Good standard practice, except ideally the adhesive should get into the void between the plaster and the lathe - above that it's not doing a lot of good, as the problem is almost always the plaster has blown from the lathe, not the lathe from the supports above - how exactly do you "glue" lathes to air?

So you drill the hole JUST into the plaster with a blunt masonry drillbit, brish out any loose rubbish, then give a good squirt of polyurethane low expanding adhesive, then make sure each place you've put the glue, that the screw etc has got good purchase, otherwise the glue may well expand and actually blow a section of plaster off. If you've made a hole and no lathe, don't put glue there in case it creeps sideways. Just X the hole out.

You can even "stick back" largeish areas if you do it a section at a time and use a plaster prop (or acrow prop) and a plate for the ceiling.

"V" ing out a crack beforehand (multitool carbide tip works a treat for this) will give more body to the fill thus increasing the chance the hairline crack won't come back.

I've been doing exactly this for an ex forum member Eriktheviking on his 1910 home just this last week, on multiple ceilings.

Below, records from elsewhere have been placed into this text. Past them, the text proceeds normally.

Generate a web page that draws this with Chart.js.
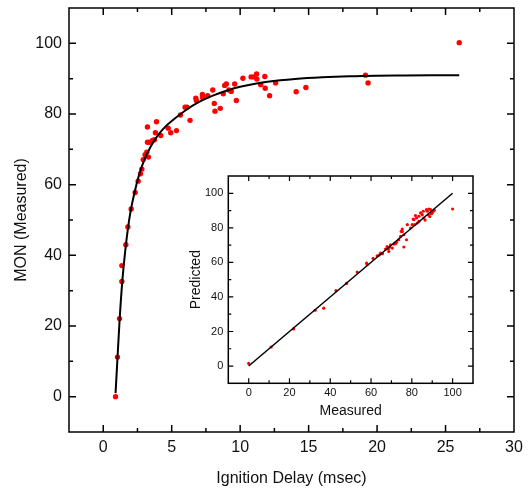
<!DOCTYPE html>
<html lang="en">
<head>
    <meta charset="UTF-8">
    <title>MON vs Ignition Delay</title>
    <style>
        body {
            margin: 0;
            padding: 0;
            background: #fff;
        }
        #wrap {
            position: relative;
            width: 531px;
            height: 493px;
        }
        #mainChart {
            position: absolute;
            left: 0;
            top: 0;
        }
        #insetChart {
            position: absolute;
            left: 170px;
            top: 170px;
        }
    </style>
</head>
<body>
    <div id="wrap">
        <canvas id="mainChart" width="531" height="493"></canvas>
        <canvas id="insetChart" width="310" height="260"></canvas>
    </div>
    <script src="https://cdn.jsdelivr.net/npm/chart.js@4.4.0/dist/chart.umd.min.js"></script>
    <script>
        // main plot: measured MON against ignition delay
        const delay = [0.9, 1.04, 1.19, 1.36, 1.36, 1.65, 1.8, 2.04, 2.33, 2.55, 2.72, 2.82, 2.92, 3.06, 3.18, 3.3,
            3.23, 3.38, 3.6, 3.74, 3.23, 3.81, 3.89, 4.2, 4.74, 4.93, 5.35, 5.64, 5.98, 6.12, 6.34, 6.76, 6.8,
            7.24, 7.26, 7.63, 8.0, 8.11, 8.16, 8.55, 8.77, 8.87, 8.99, 9.18, 9.35, 9.6, 9.72, 10.2, 10.8, 11.0,
            11.2, 11.22, 11.5, 11.8, 11.83, 12.15, 12.59, 14.09, 14.8, 19.15, 19.34, 26.0];
        const mon = [0, 11.2, 22.1, 32.6, 37.1, 43.0, 48.0, 53.1, 57.8, 61.0, 63.1, 64.4, 67.1, 68.5, 69.2, 67.8,
            72.0, 72.0, 72.5, 72.7, 76.3, 74.7, 77.8, 73.9, 76.0, 74.7, 75.3, 79.7, 81.9, 81.9, 78.2, 84.5, 83.8,
            85.5, 84.7, 85.2, 86.8, 83.0, 80.8, 81.6, 85.7, 88.1, 88.5, 86.8, 86.4, 88.5, 83.8, 90.1, 90.5, 90.5,
            91.3, 89.9, 88.3, 90.6, 87.3, 85.2, 88.8, 86.3, 87.5, 91.0, 88.8, 100.2];

        // fitted curve
        const curveX = [0.9, 1.0, 1.2, 1.4, 1.6, 1.8, 2.0, 2.3, 2.6, 3.0, 3.5, 4, 4.5, 5, 6, 7, 8, 9, 10, 11, 12,
            14, 16, 18, 20, 22, 24, 26];
        const curveY = [1, 8, 22, 33, 41, 47.5, 52.5, 58, 62.5, 67, 71, 74, 76.3, 78, 81, 83.4, 85.2, 86.6, 87.7,
            88.5, 89.1, 89.9, 90.4, 90.7, 90.85, 90.9, 90.95, 91];

        // inset: predicted vs measured
        const measured = [0, 11, 22, 32.6, 36.8, 42.8, 48, 53.2, 57.8, 58.1, 61, 63, 64, 64.7, 65.6, 67.1, 67.9,
            68.5, 68.7, 69.2, 69.6, 70.4, 71.2, 72, 72.5, 73.6, 74.5, 74.8, 75.3, 75.3, 76.1, 76.1, 77.4, 77.8,
            79.4, 80.2, 80.7, 81, 81.5, 81.8, 82.3, 82.7, 83.5, 83.5, 84.3, 85.1, 85.6, 85.9, 86.5, 87.2, 87.6,
            88.1, 88.4, 88.8, 89.2, 89.6, 90, 90.5, 91, 100];
        const predicted = [1.5, 11, 21.5, 32.3, 33.5, 43.7, 47.8, 54.4, 59.6, 58.8, 62.3, 63.8, 64.2, 65.4, 65,
            67.7, 69.2, 67.8, 66.3, 68.9, 70.2, 68.3, 70.6, 70.8, 71.6, 73.1, 75, 77.9, 79.3, 77.9, 76, 68.9, 73.1,
            81.8, 79.9, 81.8, 85.1, 84.7, 81.8, 87.1, 85.7, 82.8, 83.7, 86.7, 88.6, 87.6, 89.6, 85.7, 84.5, 90.5,
            89.6, 87.5, 90.9, 86.5, 90.5, 88.2, 88.6, 89.6, 90.2, 90.9];
        const parityLine = [0, 100];

        // tick labels
        const mainXTicks = [0, 5, 10, 15, 20, 25, 30];
        const mainYTicks = [0, 20, 40, 60, 80, 100];
        const insetTicks = [0, 20, 40, 60, 80, 100];

        const fontFamily = 'Arial, "Liberation Sans", sans-serif';
        const textColor = '#111';

        function points(xs, ys) {
            return xs.map((x, i) => ({ x: x, y: ys[i] }));
        }

        function fixedTicks(values) {
            return function (scale) {
                scale.ticks = values.map(v => ({ value: v }));
            };
        }

        // pin the axis box size and drop the label overflow padding
        function fitTo(size) {
            return function (s) {
                if (s.isHorizontal()) s.height = size; else s.width = size;
                s.paddingTop = 0;
                s.paddingBottom = 0;
                s.paddingLeft = 0;
                s.paddingRight = 0;
            };
        }

        // box frame with inward ticks on all four sides
        const frameTicks = {
            id: 'frameTicks',
            afterDraw(chart, args, opts) {
                const ctx = chart.ctx;
                const a = chart.chartArea;
                const xs = chart.scales.x;
                const ys = chart.scales.y;
                ctx.save();
                ctx.strokeStyle = '#000';
                ctx.lineWidth = opts.lineWidth;
                ctx.strokeRect(a.left, a.top, a.right - a.left, a.bottom - a.top);

                ctx.lineWidth = opts.tickWidth;
                ctx.beginPath();
                const drawX = (v, len) => {
                    const px = xs.getPixelForValue(v);
                    ctx.moveTo(px, a.bottom); ctx.lineTo(px, a.bottom - len);
                    ctx.moveTo(px, a.top); ctx.lineTo(px, a.top + len);
                };
                const drawY = (v, len) => {
                    const py = ys.getPixelForValue(v);
                    ctx.moveTo(a.left, py); ctx.lineTo(a.left + len, py);
                    ctx.moveTo(a.right, py); ctx.lineTo(a.right - len, py);
                };
                for (let v = xs.min; v <= xs.max + 1e-9; v += opts.xMinor) {
                    const major = xs.ticks.some(t => Math.abs(t.value - v) < 1e-6);
                    if (v > xs.min + 1e-6 && v < xs.max - 1e-6) drawX(v, major ? opts.majorLen : opts.minorLen);
                }
                for (let v = ys.min; v <= ys.max + 1e-9; v += opts.yMinor) {
                    const major = ys.ticks.some(t => Math.abs(t.value - v) < 1e-6);
                    if (v > ys.min + 1e-6 && v < ys.max - 1e-6) drawY(v, major ? opts.majorLen : opts.minorLen);
                }
                ctx.stroke();
                ctx.restore();
            }
        };

        new Chart(document.getElementById('mainChart'), {
            type: 'scatter',
            data: {
                datasets: [{
                    label: 'Fit',
                    data: points(curveX, curveY),
                    showLine: true,
                    borderColor: '#000',
                    borderWidth: 2,
                    pointRadius: 0,
                    cubicInterpolationMode: 'monotone'
                }, {
                    label: 'MON',
                    data: points(delay, mon),
                    backgroundColor: '#ff0000',
                    borderWidth: 0,
                    pointRadius: 2.7
                }]
            },
            options: {
                responsive: false,
                animation: false,
                layout: { padding: { left: 0, right: 17, top: 8, bottom: 0 } },
                plugins: {
                    legend: { display: false },
                    tooltip: { enabled: false },
                    frameTicks: { lineWidth: 1.5, tickWidth: 1.5, majorLen: 7, minorLen: 4, xMinor: 2.5, yMinor: 10 }
                },
                scales: {
                    x: {
                        type: 'linear',
                        min: -2.5,
                        max: 30,
                        afterBuildTicks: fixedTicks(mainXTicks),
                        afterFit: fitTo(61),
                        grid: { display: false, drawTicks: false },
                        border: { display: false },
                        ticks: { padding: 6, color: textColor, font: { family: fontFamily, size: 16 } },
                        title: {
                            display: true,
                            text: 'Ignition Delay (msec)',
                            color: textColor,
                            padding: { top: 0, bottom: 5 },
                            font: { family: fontFamily, size: 16 }
                        }
                    },
                    y: {
                        type: 'linear',
                        min: -10,
                        max: 110,
                        afterBuildTicks: fixedTicks(mainYTicks),
                        afterFit: fitTo(69),
                        grid: { display: false, drawTicks: false },
                        border: { display: false },
                        ticks: { padding: 7, color: textColor, font: { family: fontFamily, size: 16 } },
                        title: {
                            display: true,
                            text: 'MON (Measured)',
                            color: textColor,
                            padding: { top: 12, bottom: 0 },
                            font: { family: fontFamily, size: 16 }
                        }
                    }
                }
            },
            plugins: [frameTicks]
        });

        new Chart(document.getElementById('insetChart'), {
            type: 'scatter',
            data: {
                datasets: [{
                    label: 'Parity',
                    data: points(parityLine, parityLine),
                    showLine: true,
                    borderColor: '#000',
                    borderWidth: 1.5,
                    pointRadius: 0
                }, {
                    label: 'Predicted',
                    data: points(measured, predicted),
                    backgroundColor: '#ff0000',
                    borderWidth: 0,
                    pointRadius: 1.6
                }]
            },
            options: {
                responsive: false,
                animation: false,
                layout: { padding: { left: 0, right: 7, top: 6, bottom: 0 } },
                plugins: {
                    legend: { display: false },
                    tooltip: { enabled: false },
                    frameTicks: { lineWidth: 1.5, tickWidth: 1.2, majorLen: 5, minorLen: 3, xMinor: 10, yMinor: 10 }
                },
                scales: {
                    x: {
                        type: 'linear',
                        min: -10,
                        max: 110,
                        afterBuildTicks: fixedTicks(insetTicks),
                        afterFit: fitTo(46.7),
                        grid: { display: false, drawTicks: false },
                        border: { display: false },
                        ticks: { padding: 3, color: textColor, font: { family: fontFamily, size: 11 } },
                        title: {
                            display: true,
                            text: 'Measured',
                            color: textColor,
                            padding: { top: 0, bottom: 10 },
                            font: { family: fontFamily, size: 14 }
                        }
                    },
                    y: {
                        type: 'linear',
                        min: -10,
                        max: 110,
                        afterBuildTicks: fixedTicks(insetTicks),
                        afterFit: fitTo(58.3),
                        grid: { display: false, drawTicks: false },
                        border: { display: false },
                        ticks: { padding: 5, color: textColor, font: { family: fontFamily, size: 11 } },
                        title: {
                            display: true,
                            text: 'Predicted',
                            color: textColor,
                            padding: { top: 18, bottom: 0 },
                            font: { family: fontFamily, size: 14 }
                        }
                    }
                }
            },
            plugins: [frameTicks]
        });
    </script>
</body>
</html>
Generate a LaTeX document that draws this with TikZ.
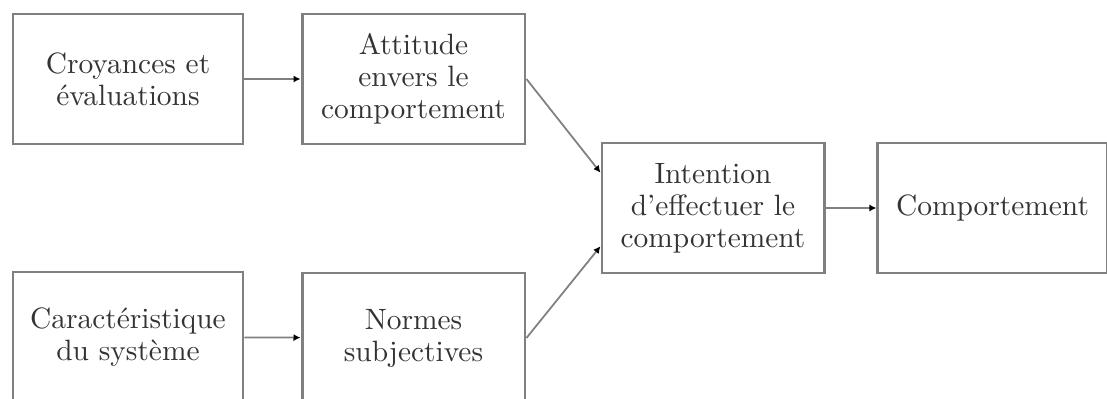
\documentclass[tikz,border=0pt]{standalone}
\usetikzlibrary{arrows.meta}
\begin{document}
\begin{tikzpicture}[x=0.34pt,y=-0.34pt,
  box/.style={draw=black!50,line width=1pt,minimum height=44.2pt,align=center,
    text=black!80,font=\fontsize{10}{10.9}\selectfont,inner sep=0pt},
  conn/.style={draw=black!50,line width=0.6pt,-{Latex[black,length=2.4pt,width=2.4pt]}}]
\useasboundingbox (0,0) rectangle (1107,399);
\node[box,minimum width=78.2pt] (b1) at (128,79) {Croyances et\\évaluations};
\node[box,minimum width=75.8pt] (b2) at (413.5,79) {Attitude\\envers le\\comportement};
\node[box,minimum width=75.5pt] (b3) at (713,208) {Intention\\d'effectuer le\\comportement};
\node[box,minimum width=77.9pt] (b4) at (992.5,208) {Comportement};
\node[box,minimum width=78.2pt] (b5) at (128,337) {Caractéristique\\du système};
\node[box,minimum width=75.8pt] (b6) at (413.5,338) {Normes\\subjectives};
\draw[conn] (b1) -- (b2);
\draw[conn] (b2.east) -- ([yshift=12pt]b3.west);
\draw[conn] (b6.east) -- ([yshift=-13pt]b3.west);
\draw[conn] (b3) -- (b4);
\draw[conn] (b5) -- (b6);
\end{tikzpicture}
\end{document}
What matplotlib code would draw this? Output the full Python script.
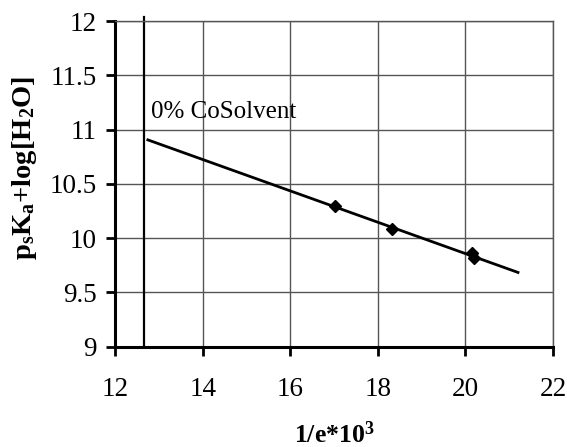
import matplotlib
matplotlib.use("Agg")
import matplotlib.pyplot as plt

# data
x_points = [17.01, 18.33, 20.15, 20.20]
y_points = [10.30, 10.08, 9.86, 9.82]
fit_x = [12.74, 21.2]
fit_y = [10.905, 9.684]
vline_x = 12.65
label_text = "0% CoSolvent"
x_ticks = [12, 14, 16, 18, 20, 22]
y_ticks = [9, 9.5, 10, 10.5, 11, 11.5, 12]
y_tick_labels = ["9", "9.5", "10", "10.5", "11", "11.5", "12"]

plt.rcParams['font.family'] = ['Liberation Serif', 'DejaVu Serif']
plt.rcParams['mathtext.fontset'] = 'custom'
plt.rcParams['mathtext.rm'] = 'Liberation Serif'
plt.rcParams['mathtext.bf'] = 'Liberation Serif:bold'

fig = plt.figure(figsize=(5.67, 4.47), dpi=100)
ax = fig.add_axes([0.2037, 0.2244, 0.7716, 0.7286])
ax.set_xlim(12, 22)
ax.set_ylim(9, 12)
ax.set_xticks(x_ticks)
ax.set_yticks(y_ticks)
ax.set_yticklabels(y_tick_labels)
ax.grid(True, color='#555555', linewidth=1.0)
ax.set_axisbelow(True)
for s in ['top', 'right']:
    ax.spines[s].set_color('#555555')
    ax.spines[s].set_linewidth(1.0)
for s in ['left', 'bottom']:
    ax.spines[s].set_color('black')
    ax.spines[s].set_linewidth(2.2)
ax.tick_params(axis='both', direction='out', length=6.5, width=2, labelsize=19.5)
ax.tick_params(axis='x', pad=15)
ax.tick_params(axis='y', pad=7)

ax.plot([vline_x, vline_x], [9, 12.04], color='black', linewidth=1.6, clip_on=False)
ax.plot(fit_x, fit_y, color='black', linewidth=2)
ax.plot(x_points, y_points, linestyle='none', marker='D', markersize=6.5, color='black')
ax.text(12.82, 11.11, label_text, fontsize=18, ha='left', va='baseline')

ax.set_xlabel(r'$\mathbf{1/e{*}10^3}$', fontsize=18.5)
ax.xaxis.set_label_coords(0.5, -0.228)
ax.set_ylabel(r'$\mathbf{p_sK_a{+}log[H_2O]}$', fontsize=20.5)
ax.yaxis.set_label_coords(-0.175, 0.55)

fig.savefig('out.png', dpi=100)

(He's fine BTW for any interested, and Steve Maskery is emigrating to France with a ladyfriend, buying an old farm - I'm glad he has someone now, given him quite the perk it has :) )
Hi
Yes I use a blunt masonry bit and don’t drill into the lath. I then use my industrial vacuum hoover all dust out. Then use my garden sprayer that I use to damp lime plaster before filling or painting to wash out. Once dry I inject normally use gorilla heavy duty grab adhesive. Leave it overnight screwed up with washers.
 
I would remove those strips first. It's far easier to trim the plaster than cut rebates in architraves. A multitool is the best too for this. Run the multitool vertically down the plaster in a line where the outer edge of the arch will be. Now run the multitool in horizontally with the blade resting on the edge of the casing, so you trim the plaster back level with the casing as far as the cut/outer edge of arch. Pin and glue the arch in place, and run a bead of caulk down the plaster-arch joint.. Sorted.